**Short task:** Gather every line below where "figure" appears.

**Material provided:**
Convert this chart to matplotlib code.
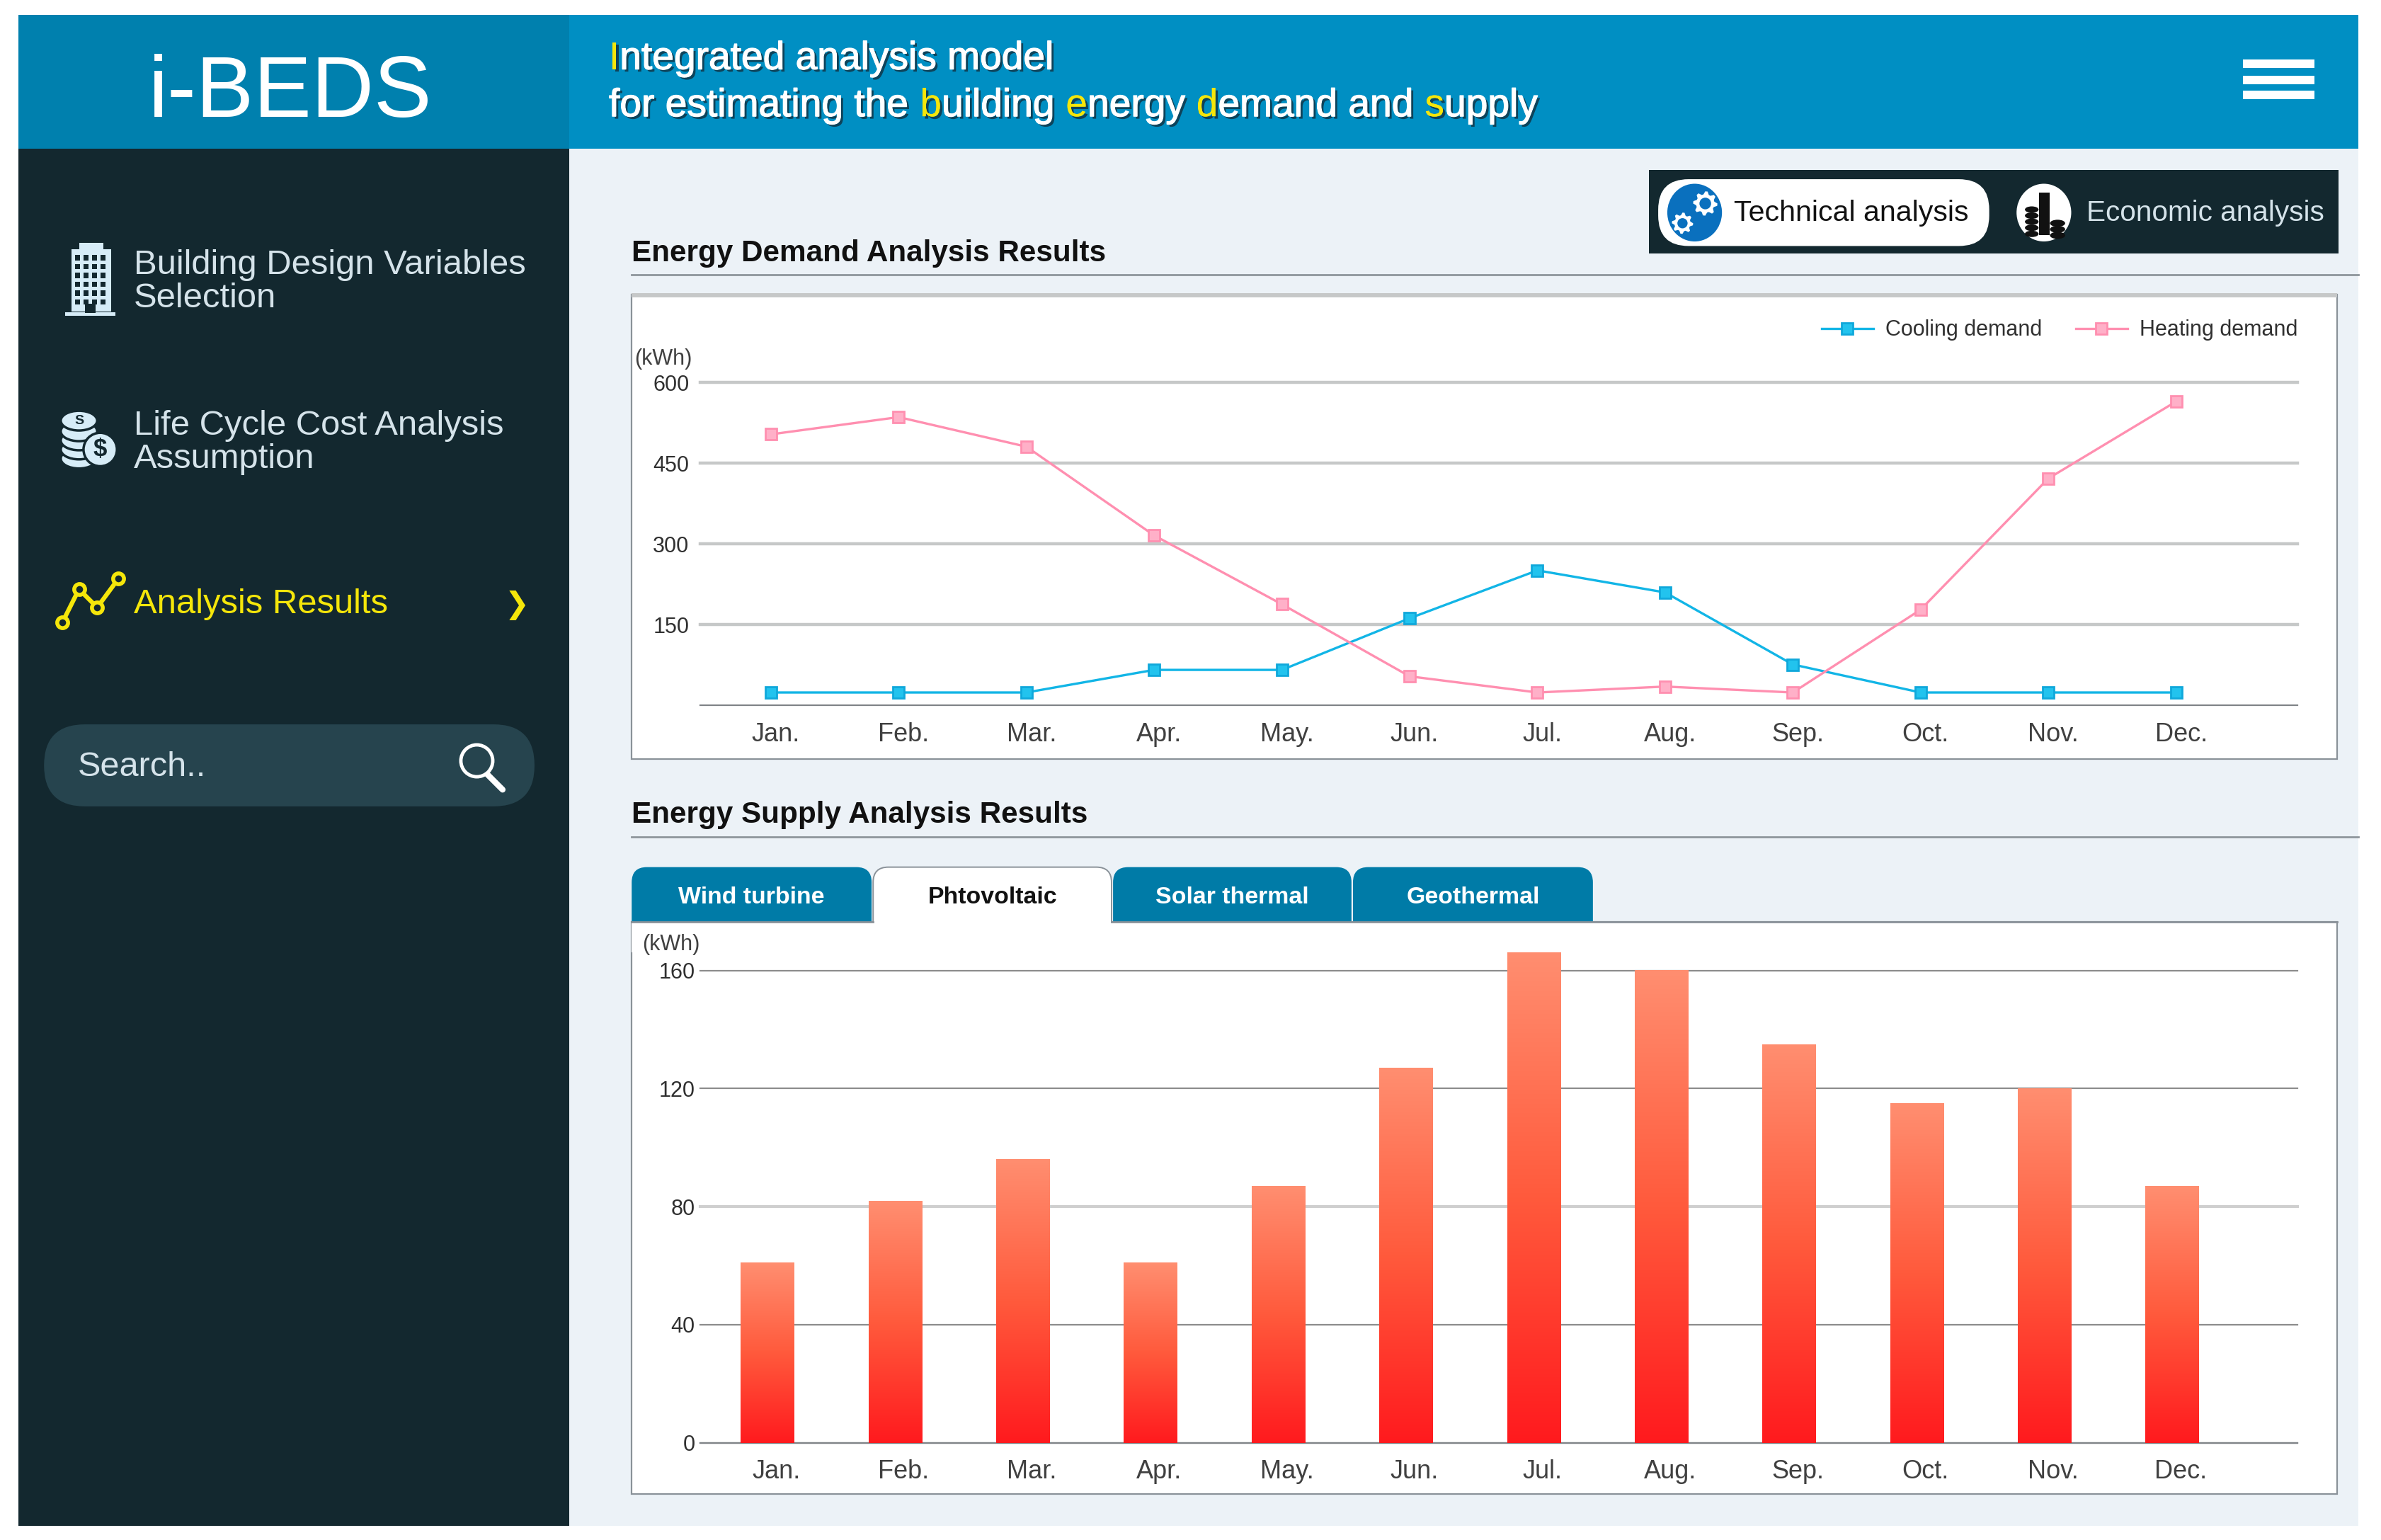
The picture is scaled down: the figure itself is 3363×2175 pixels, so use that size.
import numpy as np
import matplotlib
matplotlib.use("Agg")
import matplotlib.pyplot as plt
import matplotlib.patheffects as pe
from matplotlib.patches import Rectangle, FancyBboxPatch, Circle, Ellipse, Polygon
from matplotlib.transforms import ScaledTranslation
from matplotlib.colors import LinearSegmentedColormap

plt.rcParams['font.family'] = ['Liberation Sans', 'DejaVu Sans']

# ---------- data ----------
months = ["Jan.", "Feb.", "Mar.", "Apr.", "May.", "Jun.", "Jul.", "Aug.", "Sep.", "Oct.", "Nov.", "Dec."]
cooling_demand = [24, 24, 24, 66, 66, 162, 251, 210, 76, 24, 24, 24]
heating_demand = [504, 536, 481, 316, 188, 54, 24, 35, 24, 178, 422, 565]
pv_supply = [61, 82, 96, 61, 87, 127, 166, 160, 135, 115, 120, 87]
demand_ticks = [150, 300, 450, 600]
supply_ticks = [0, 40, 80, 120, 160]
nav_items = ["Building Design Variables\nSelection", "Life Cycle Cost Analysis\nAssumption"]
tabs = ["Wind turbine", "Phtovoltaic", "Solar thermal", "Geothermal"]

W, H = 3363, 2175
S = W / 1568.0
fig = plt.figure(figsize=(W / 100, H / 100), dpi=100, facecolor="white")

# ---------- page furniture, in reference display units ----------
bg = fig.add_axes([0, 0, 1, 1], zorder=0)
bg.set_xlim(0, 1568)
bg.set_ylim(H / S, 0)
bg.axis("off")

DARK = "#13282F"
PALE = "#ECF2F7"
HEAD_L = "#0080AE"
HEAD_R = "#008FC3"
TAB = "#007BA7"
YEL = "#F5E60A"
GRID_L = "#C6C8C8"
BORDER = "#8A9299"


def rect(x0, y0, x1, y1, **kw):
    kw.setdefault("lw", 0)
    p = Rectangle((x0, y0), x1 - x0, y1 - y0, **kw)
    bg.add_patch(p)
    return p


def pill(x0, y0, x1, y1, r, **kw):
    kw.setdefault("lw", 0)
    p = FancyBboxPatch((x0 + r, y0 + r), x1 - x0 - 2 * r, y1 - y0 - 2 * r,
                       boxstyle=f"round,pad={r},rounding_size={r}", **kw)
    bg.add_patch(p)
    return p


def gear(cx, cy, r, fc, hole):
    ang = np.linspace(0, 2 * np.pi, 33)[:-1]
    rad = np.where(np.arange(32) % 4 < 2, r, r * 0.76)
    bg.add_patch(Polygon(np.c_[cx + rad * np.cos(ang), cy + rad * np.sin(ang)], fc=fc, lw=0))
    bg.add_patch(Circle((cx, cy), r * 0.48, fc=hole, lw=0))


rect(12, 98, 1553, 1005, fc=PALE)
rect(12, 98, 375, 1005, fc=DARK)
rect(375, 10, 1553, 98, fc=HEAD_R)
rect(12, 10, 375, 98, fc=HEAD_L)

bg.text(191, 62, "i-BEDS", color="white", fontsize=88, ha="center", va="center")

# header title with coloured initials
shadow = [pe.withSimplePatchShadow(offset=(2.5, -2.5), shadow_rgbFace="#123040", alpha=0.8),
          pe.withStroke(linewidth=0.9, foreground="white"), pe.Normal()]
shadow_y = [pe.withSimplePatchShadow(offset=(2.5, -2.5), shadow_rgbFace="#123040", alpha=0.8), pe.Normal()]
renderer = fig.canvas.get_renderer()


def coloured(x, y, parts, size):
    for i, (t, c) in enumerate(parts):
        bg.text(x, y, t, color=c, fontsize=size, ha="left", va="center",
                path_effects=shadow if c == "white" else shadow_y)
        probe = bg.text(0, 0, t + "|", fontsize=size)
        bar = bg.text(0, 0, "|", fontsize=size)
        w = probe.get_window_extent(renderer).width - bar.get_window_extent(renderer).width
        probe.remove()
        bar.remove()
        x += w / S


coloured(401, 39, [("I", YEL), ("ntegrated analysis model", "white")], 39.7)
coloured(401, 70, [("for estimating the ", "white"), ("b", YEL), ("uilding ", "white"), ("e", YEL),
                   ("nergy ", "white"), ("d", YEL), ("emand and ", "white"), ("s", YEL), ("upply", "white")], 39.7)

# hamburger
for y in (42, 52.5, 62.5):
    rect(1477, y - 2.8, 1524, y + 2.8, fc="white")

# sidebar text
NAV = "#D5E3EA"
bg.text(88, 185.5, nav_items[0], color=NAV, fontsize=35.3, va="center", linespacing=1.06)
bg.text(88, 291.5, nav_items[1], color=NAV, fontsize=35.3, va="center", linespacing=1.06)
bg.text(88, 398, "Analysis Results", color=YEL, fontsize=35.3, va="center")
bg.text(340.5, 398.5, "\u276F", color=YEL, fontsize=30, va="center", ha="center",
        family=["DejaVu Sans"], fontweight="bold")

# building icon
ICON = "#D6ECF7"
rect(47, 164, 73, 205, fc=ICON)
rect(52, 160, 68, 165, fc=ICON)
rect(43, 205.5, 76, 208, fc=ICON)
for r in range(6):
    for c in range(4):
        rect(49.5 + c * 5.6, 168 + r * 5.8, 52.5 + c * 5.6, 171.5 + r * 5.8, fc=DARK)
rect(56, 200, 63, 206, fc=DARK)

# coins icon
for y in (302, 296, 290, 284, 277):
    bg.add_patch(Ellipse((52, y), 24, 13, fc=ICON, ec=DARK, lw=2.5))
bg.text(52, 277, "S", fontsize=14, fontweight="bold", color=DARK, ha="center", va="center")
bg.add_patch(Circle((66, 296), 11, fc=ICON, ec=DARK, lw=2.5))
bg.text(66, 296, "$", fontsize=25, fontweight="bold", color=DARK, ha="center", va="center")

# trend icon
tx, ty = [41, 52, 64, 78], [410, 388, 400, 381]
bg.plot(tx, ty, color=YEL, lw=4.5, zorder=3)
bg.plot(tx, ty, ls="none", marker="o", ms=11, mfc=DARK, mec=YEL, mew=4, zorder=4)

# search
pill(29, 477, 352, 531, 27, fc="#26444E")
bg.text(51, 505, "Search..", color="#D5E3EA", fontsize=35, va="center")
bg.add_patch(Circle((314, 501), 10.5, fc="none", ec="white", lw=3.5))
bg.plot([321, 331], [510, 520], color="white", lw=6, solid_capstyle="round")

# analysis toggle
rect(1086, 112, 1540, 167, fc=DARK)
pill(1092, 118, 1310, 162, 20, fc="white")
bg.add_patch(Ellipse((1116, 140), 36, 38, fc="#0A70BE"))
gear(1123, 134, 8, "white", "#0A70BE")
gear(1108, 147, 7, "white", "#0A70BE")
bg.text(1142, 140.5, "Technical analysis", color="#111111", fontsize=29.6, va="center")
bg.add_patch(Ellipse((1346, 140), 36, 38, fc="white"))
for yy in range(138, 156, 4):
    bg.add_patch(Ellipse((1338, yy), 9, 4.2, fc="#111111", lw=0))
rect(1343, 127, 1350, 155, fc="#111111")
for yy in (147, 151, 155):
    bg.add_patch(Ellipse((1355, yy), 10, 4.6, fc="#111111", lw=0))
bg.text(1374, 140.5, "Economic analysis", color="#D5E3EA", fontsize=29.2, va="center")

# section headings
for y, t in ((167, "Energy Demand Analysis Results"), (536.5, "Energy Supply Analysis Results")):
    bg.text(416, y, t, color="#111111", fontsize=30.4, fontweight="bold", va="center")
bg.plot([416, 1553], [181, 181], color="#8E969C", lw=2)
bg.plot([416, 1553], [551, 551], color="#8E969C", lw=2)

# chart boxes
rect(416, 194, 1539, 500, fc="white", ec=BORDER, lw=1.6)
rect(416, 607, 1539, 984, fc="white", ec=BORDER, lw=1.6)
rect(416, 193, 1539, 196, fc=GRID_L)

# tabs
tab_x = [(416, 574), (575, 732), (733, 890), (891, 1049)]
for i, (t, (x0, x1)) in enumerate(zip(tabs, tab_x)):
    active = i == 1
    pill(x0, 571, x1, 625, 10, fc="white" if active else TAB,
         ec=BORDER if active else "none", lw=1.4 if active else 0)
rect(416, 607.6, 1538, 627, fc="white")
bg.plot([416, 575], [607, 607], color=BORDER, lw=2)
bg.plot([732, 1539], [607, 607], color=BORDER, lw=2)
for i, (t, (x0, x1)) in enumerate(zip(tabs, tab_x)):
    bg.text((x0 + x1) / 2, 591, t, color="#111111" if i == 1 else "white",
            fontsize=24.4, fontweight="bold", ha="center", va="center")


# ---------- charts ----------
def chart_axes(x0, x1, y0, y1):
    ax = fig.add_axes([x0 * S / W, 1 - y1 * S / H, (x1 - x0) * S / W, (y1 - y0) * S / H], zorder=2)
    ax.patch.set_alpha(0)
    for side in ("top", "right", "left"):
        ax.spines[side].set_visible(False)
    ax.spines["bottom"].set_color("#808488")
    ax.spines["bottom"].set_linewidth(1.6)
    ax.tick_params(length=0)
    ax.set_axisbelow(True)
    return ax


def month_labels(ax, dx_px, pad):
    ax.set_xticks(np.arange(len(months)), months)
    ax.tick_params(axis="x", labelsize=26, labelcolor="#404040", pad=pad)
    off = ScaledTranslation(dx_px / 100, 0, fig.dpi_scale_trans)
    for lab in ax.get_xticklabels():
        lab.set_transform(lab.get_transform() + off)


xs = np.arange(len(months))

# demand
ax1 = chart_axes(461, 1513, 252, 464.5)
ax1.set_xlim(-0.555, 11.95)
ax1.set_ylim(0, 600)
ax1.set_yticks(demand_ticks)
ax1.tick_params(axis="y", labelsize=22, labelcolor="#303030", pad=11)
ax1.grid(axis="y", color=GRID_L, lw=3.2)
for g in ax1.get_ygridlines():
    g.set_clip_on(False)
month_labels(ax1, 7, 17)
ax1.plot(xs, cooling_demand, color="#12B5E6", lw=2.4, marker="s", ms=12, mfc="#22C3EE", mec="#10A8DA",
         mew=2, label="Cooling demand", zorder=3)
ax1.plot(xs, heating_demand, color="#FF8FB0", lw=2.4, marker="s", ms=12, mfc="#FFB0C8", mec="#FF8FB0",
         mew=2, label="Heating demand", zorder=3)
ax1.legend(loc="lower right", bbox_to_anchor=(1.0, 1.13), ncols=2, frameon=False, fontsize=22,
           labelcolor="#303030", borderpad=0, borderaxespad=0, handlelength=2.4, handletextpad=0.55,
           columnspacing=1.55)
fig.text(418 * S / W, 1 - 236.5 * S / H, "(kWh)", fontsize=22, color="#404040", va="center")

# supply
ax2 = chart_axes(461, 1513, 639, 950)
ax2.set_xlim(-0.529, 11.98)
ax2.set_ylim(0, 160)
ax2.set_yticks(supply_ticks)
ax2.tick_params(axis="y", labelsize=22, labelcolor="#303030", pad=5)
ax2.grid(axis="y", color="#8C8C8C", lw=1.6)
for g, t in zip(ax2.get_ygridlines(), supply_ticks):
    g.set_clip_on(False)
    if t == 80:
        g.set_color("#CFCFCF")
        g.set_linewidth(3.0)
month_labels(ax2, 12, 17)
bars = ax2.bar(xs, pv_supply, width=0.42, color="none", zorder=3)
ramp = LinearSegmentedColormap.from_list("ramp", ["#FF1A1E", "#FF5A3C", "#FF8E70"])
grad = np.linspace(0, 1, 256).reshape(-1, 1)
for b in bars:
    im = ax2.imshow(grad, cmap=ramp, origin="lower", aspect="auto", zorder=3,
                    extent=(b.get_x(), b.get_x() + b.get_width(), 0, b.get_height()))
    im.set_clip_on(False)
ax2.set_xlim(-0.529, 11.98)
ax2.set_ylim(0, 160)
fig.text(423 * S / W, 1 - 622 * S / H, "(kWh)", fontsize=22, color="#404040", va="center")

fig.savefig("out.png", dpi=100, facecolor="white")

**Reply to the exercise:**
The picture is scaled down: the figure itself is 3363×2175 pixels, so use that size.
fig = plt.figure(figsize=(W / 100, H / 100), dpi=100, facecolor="white")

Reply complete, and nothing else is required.